Washington, DC - Today in Washington, the United States and Norway joined representatives of non-governmental organizations and the private sector to promote collaboration and innovation in combatting the serious humanitarian challenge of landmines and unexploded ordnance in post-conflict countries under the U.S.-Norwegian Demining Initiative.
Norwegian Ambassador Kare Aas hosted the event at his residence in conjunction with the visit of Norwegian Foreign Minister Borge Brende to Washington. Ambassador Aas, Foreign Minister Brende, Deputy National Security Adviser Avril Haines, and Under Secretary of State for Arms Control and International Security Rose Gottemoeller addressed the guests at the event. They discussed that safely clearing landmines and unexploded ordnance, risk education and outreach to prevent injuries, and survivor assistance programs are all essential to helping countries rebuild. They emphasized that governments need the cooperation and participation of non-governmental organizations and the private sector in these areas as well.

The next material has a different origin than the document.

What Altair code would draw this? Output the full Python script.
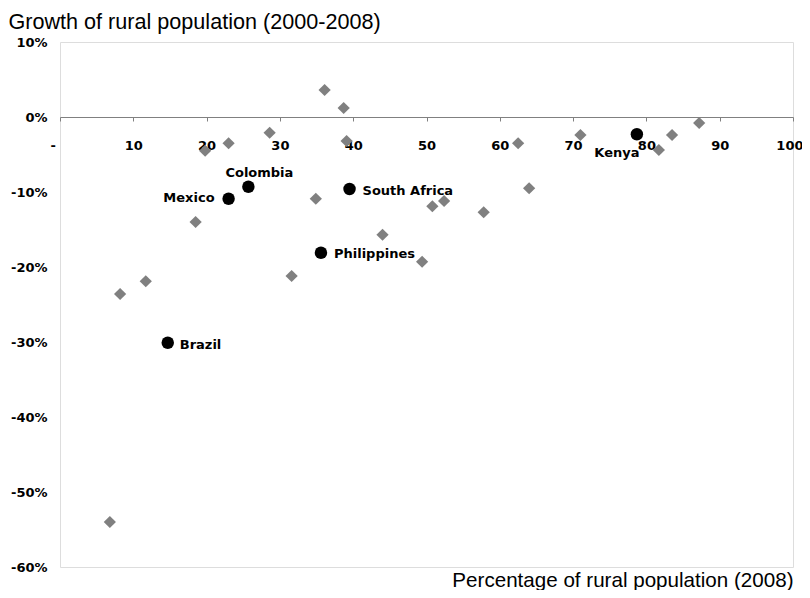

The U.S.-Norwegian Demining Initiative, announced by Secretary Kerry and Foreign Minister Brende in Oslo on June 15, 2016, is the latest chapter in decades of our close partnership on humanitarian assistance. Built upon the success of the United States and Norway-led Global Demining Initiative for Colombia, the initiative is an effort to broaden partnerships to safely clear landmines and unexploded ordnance in post-conflict countries. The United States and Norway plan to convene a ministerial-level demining conference this fall on the margins of the UN General Assembly in order to secure commitments on humanitarian mine action from other governments and private sector partners for key countries, including Colombia, and thereby help further the cause of international peace and security.
The United States is the world’s largest single financial supporter of efforts to clear unexploded ordnance and landmines. The United States has contributed more than $2.6 billion since 1993 to over 90 countries around the world through more than 60 partner organizations to reduce the harmful effects of at-risk, illicitly trafficked, and indiscriminately used conventional weapons of war.